begin DATASET EXTRACT
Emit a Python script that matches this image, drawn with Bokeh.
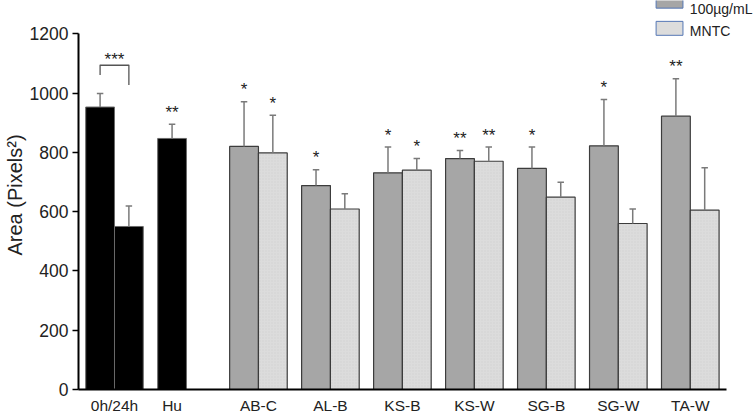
from bokeh.plotting import figure
from bokeh.models import Range1d, FixedTicker
from bokeh.core.properties import value
from bokeh.embed import file_html
from bokeh.resources import INLINE

# ---------------- data ----------------
control_names = ["0h", "24h", "Hu"]
control_means = [953, 550, 847]
control_sd = [46, 69, 48]
hu_sig = "**"
pair_sig = "***"

groups = ["AB-C", "AL-B", "KS-B", "KS-W", "SG-B", "SG-W", "TA-W"]
mean_100 = [820, 688, 731, 779, 746, 822, 922]
sd_100 = [151, 53, 87, 27, 72, 156, 126]
sig_100 = ["*", "*", "*", "**", "*", "*", "**"]
mean_mntc = [798, 609, 740, 770, 649, 560, 605]
sd_mntc = [127, 51, 39, 48, 50, 49, 143]
sig_mntc = ["*", "", "*", "**", "", "", ""]

tick_labels = ["0h/24h", "Hu"] + groups
series_names = ["100µg/mL", "MNTC"]
y_ticks = [0, 200, 400, 600, 800, 1000, 1200]
y_title = "Area (Pixels²)"

# ---------------- layout (x in tenths of a group slot) ----------------
ctrl_x = [3, 7, 13]
tick_x = [5, 13] + [25 + 10 * i for i in range(len(groups))]
grp_x = tick_x[2:]
x_dark = [g - 2 for g in grp_x]
x_light = [g + 2 for g in grp_x]
BW = 4
CAP = 0.45

FONT = "Liberation Sans"
DARK = "#a6a6a6"
LIGHT = "#dcdcdc"
EDGE = "#3c3c3c"
ERR = "#7a7a7a"

p = figure(width=754, height=416, output_backend="svg", toolbar_location=None,
           x_range=Range1d(0, 93.92), y_range=Range1d(0, 1312.4),
           min_border_left=74, min_border_right=0, min_border_top=0, min_border_bottom=25)
p.outline_line_color = None
p.xgrid.visible = False
p.ygrid.visible = False
p.background_fill_color = "white"
p.border_fill_color = "white"

# y axis
ya = p.yaxis[0]
ya.ticker = FixedTicker(ticks=y_ticks)
ya.bounds = (0, 1200)
ya.axis_line_width = 2
ya.axis_line_color = "black"
ya.major_tick_out = 6
ya.major_tick_in = 0
ya.major_tick_line_width = 1.5
ya.minor_tick_out = 0
ya.minor_tick_in = 0
ya.major_label_text_font = FONT
ya.major_label_text_font_size = "17.5px"
ya.major_label_text_color = "#222222"
ya.major_label_standoff = 4
ya.axis_label = y_title
ya.axis_label_text_font = FONT
ya.axis_label_text_font_size = "20px"
ya.axis_label_text_font_style = "normal"
ya.axis_label_text_color = "#222222"
ya.axis_label_standoff = 1

# x axis
xa = p.xaxis[0]
xa.ticker = FixedTicker(ticks=tick_x)
xa.major_label_overrides = {t: lab for t, lab in zip(tick_x, tick_labels)}
xa.bounds = (0, 90)
xa.axis_line_width = 2
xa.axis_line_color = "black"
xa.major_tick_out = 0
xa.major_tick_in = 0
xa.minor_tick_out = 0
xa.minor_tick_in = 0
xa.major_label_text_font = FONT
xa.major_label_text_font_size = "15.5px"
xa.major_label_text_color = "#222222"
xa.major_label_standoff = 7

# control (black) bars
p.vbar(x=ctrl_x, top=control_means, bottom=0, width=BW, fill_color="black",
       line_color="#6a6a6a", line_width=1)
ctrl_top = [m + s for m, s in zip(control_means, control_sd)]
p.segment(x0=ctrl_x, y0=control_means, x1=ctrl_x, y1=ctrl_top, line_color=ERR, line_width=1.5)
p.segment(x0=[x - CAP for x in ctrl_x], y0=ctrl_top, x1=[x + CAP for x in ctrl_x], y1=ctrl_top,
          line_color=ERR, line_width=1.5)

# treatment bars
top_100 = [m + s for m, s in zip(mean_100, sd_100)]
top_mntc = [m + s for m, s in zip(mean_mntc, sd_mntc)]
p.vbar(x=x_dark, top=mean_100, bottom=0, width=BW, fill_color=DARK, line_color=EDGE, line_width=1.2)
p.vbar(x=x_light, top=mean_mntc, bottom=0, width=BW, fill_color=LIGHT, line_color=EDGE, line_width=1.2,
       hatch_pattern="dot", hatch_color="#cbcbcb", hatch_scale=3, hatch_weight=1, hatch_alpha=0.6)
for xs, ms, ts in ((x_dark, mean_100, top_100), (x_light, mean_mntc, top_mntc)):
    p.segment(x0=xs, y0=ms, x1=xs, y1=ts, line_color=ERR, line_width=1.5)
    p.segment(x0=[x - CAP for x in xs], y0=ts, x1=[x + CAP for x in xs], y1=ts,
              line_color=ERR, line_width=1.5)

# significance marks
star_kw = dict(text_align="center", text_baseline="middle", text_font=value(FONT),
               text_font_size="17px", text_color="#222222", y_offset=-12)
p.text(x=x_dark, y=top_100, text=sig_100, **star_kw)
p.text(x=x_light, y=top_mntc, text=sig_mntc, **star_kw)
p.text(x=[ctrl_x[2]], y=[ctrl_top[2]], text=[hu_sig], **star_kw)

# bracket between 0h and 24h
br_top = ctrl_top[0] + 95
p.line(x=[ctrl_x[0], ctrl_x[0], ctrl_x[1], ctrl_x[1]],
       y=[ctrl_top[0] + 62, br_top, br_top, br_top - 67],
       line_color="#555555", line_width=1.3, line_join="round")
p.text(x=[(ctrl_x[0] + ctrl_x[1]) / 2], y=[br_top], text=[pair_sig],
       text_align="center", text_baseline="middle", text_font=value(FONT),
       text_font_size="17px", text_color="#222222", y_offset=-6)

# legend (drawn at top right, partly cut by the top edge as in the source)
p.quad(left=[80.25, 80.25], right=[83.98, 83.98], bottom=[1286.6, 1195.0], top=[1336.0, 1242.0],
       fill_color=[DARK, LIGHT], line_color="#5577b5", line_width=1)
p.text(x=[84.94, 84.94], y=[1283.0, 1208.4], text=series_names, text_align="left",
       text_baseline="middle", text_font=value(FONT), text_font_size="14px", text_color="#222222")

open("out.html", "w").write(file_html(p, INLINE))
end DATASET EXTRACT
» **PROBLEM REQUIREMENTS**
Every line is to be duplicated exactly, though pictures stay out.

» **FULL OUTPUT**
Emit a Python script that matches this image, drawn with Bokeh.
from bokeh.plotting import figure
from bokeh.models import Range1d, FixedTicker
from bokeh.core.properties import value
from bokeh.embed import file_html
from bokeh.resources import INLINE

# ---------------- data ----------------
control_names = ["0h", "24h", "Hu"]
control_means = [953, 550, 847]
control_sd = [46, 69, 48]
hu_sig = "**"
pair_sig = "***"

groups = ["AB-C", "AL-B", "KS-B", "KS-W", "SG-B", "SG-W", "TA-W"]
mean_100 = [820, 688, 731, 779, 746, 822, 922]
sd_100 = [151, 53, 87, 27, 72, 156, 126]
sig_100 = ["*", "*", "*", "**", "*", "*", "**"]
mean_mntc = [798, 609, 740, 770, 649, 560, 605]
sd_mntc = [127, 51, 39, 48, 50, 49, 143]
sig_mntc = ["*", "", "*", "**", "", "", ""]

tick_labels = ["0h/24h", "Hu"] + groups
series_names = ["100µg/mL", "MNTC"]
y_ticks = [0, 200, 400, 600, 800, 1000, 1200]
y_title = "Area (Pixels²)"

# ---------------- layout (x in tenths of a group slot) ----------------
ctrl_x = [3, 7, 13]
tick_x = [5, 13] + [25 + 10 * i for i in range(len(groups))]
grp_x = tick_x[2:]
x_dark = [g - 2 for g in grp_x]
x_light = [g + 2 for g in grp_x]
BW = 4
CAP = 0.45

FONT = "Liberation Sans"
DARK = "#a6a6a6"
LIGHT = "#dcdcdc"
EDGE = "#3c3c3c"
ERR = "#7a7a7a"

p = figure(width=754, height=416, output_backend="svg", toolbar_location=None,
           x_range=Range1d(0, 93.92), y_range=Range1d(0, 1312.4),
           min_border_left=74, min_border_right=0, min_border_top=0, min_border_bottom=25)
p.outline_line_color = None
p.xgrid.visible = False
p.ygrid.visible = False
p.background_fill_color = "white"
p.border_fill_color = "white"

# y axis
ya = p.yaxis[0]
ya.ticker = FixedTicker(ticks=y_ticks)
ya.bounds = (0, 1200)
ya.axis_line_width = 2
ya.axis_line_color = "black"
ya.major_tick_out = 6
ya.major_tick_in = 0
ya.major_tick_line_width = 1.5
ya.minor_tick_out = 0
ya.minor_tick_in = 0
ya.major_label_text_font = FONT
ya.major_label_text_font_size = "17.5px"
ya.major_label_text_color = "#222222"
ya.major_label_standoff = 4
ya.axis_label = y_title
ya.axis_label_text_font = FONT
ya.axis_label_text_font_size = "20px"
ya.axis_label_text_font_style = "normal"
ya.axis_label_text_color = "#222222"
ya.axis_label_standoff = 1

# x axis
xa = p.xaxis[0]
xa.ticker = FixedTicker(ticks=tick_x)
xa.major_label_overrides = {t: lab for t, lab in zip(tick_x, tick_labels)}
xa.bounds = (0, 90)
xa.axis_line_width = 2
xa.axis_line_color = "black"
xa.major_tick_out = 0
xa.major_tick_in = 0
xa.minor_tick_out = 0
xa.minor_tick_in = 0
xa.major_label_text_font = FONT
xa.major_label_text_font_size = "15.5px"
xa.major_label_text_color = "#222222"
xa.major_label_standoff = 7

# control (black) bars
p.vbar(x=ctrl_x, top=control_means, bottom=0, width=BW, fill_color="black",
       line_color="#6a6a6a", line_width=1)
ctrl_top = [m + s for m, s in zip(control_means, control_sd)]
p.segment(x0=ctrl_x, y0=control_means, x1=ctrl_x, y1=ctrl_top, line_color=ERR, line_width=1.5)
p.segment(x0=[x - CAP for x in ctrl_x], y0=ctrl_top, x1=[x + CAP for x in ctrl_x], y1=ctrl_top,
          line_color=ERR, line_width=1.5)

# treatment bars
top_100 = [m + s for m, s in zip(mean_100, sd_100)]
top_mntc = [m + s for m, s in zip(mean_mntc, sd_mntc)]
p.vbar(x=x_dark, top=mean_100, bottom=0, width=BW, fill_color=DARK, line_color=EDGE, line_width=1.2)
p.vbar(x=x_light, top=mean_mntc, bottom=0, width=BW, fill_color=LIGHT, line_color=EDGE, line_width=1.2,
       hatch_pattern="dot", hatch_color="#cbcbcb", hatch_scale=3, hatch_weight=1, hatch_alpha=0.6)
for xs, ms, ts in ((x_dark, mean_100, top_100), (x_light, mean_mntc, top_mntc)):
    p.segment(x0=xs, y0=ms, x1=xs, y1=ts, line_color=ERR, line_width=1.5)
    p.segment(x0=[x - CAP for x in xs], y0=ts, x1=[x + CAP for x in xs], y1=ts,
              line_color=ERR, line_width=1.5)

# significance marks
star_kw = dict(text_align="center", text_baseline="middle", text_font=value(FONT),
               text_font_size="17px", text_color="#222222", y_offset=-12)
p.text(x=x_dark, y=top_100, text=sig_100, **star_kw)
p.text(x=x_light, y=top_mntc, text=sig_mntc, **star_kw)
p.text(x=[ctrl_x[2]], y=[ctrl_top[2]], text=[hu_sig], **star_kw)

# bracket between 0h and 24h
br_top = ctrl_top[0] + 95
p.line(x=[ctrl_x[0], ctrl_x[0], ctrl_x[1], ctrl_x[1]],
       y=[ctrl_top[0] + 62, br_top, br_top, br_top - 67],
       line_color="#555555", line_width=1.3, line_join="round")
p.text(x=[(ctrl_x[0] + ctrl_x[1]) / 2], y=[br_top], text=[pair_sig],
       text_align="center", text_baseline="middle", text_font=value(FONT),
       text_font_size="17px", text_color="#222222", y_offset=-6)

# legend (drawn at top right, partly cut by the top edge as in the source)
p.quad(left=[80.25, 80.25], right=[83.98, 83.98], bottom=[1286.6, 1195.0], top=[1336.0, 1242.0],
       fill_color=[DARK, LIGHT], line_color="#5577b5", line_width=1)
p.text(x=[84.94, 84.94], y=[1283.0, 1208.4], text=series_names, text_align="left",
       text_baseline="middle", text_font=value(FONT), text_font_size="14px", text_color="#222222")

open("out.html", "w").write(file_html(p, INLINE))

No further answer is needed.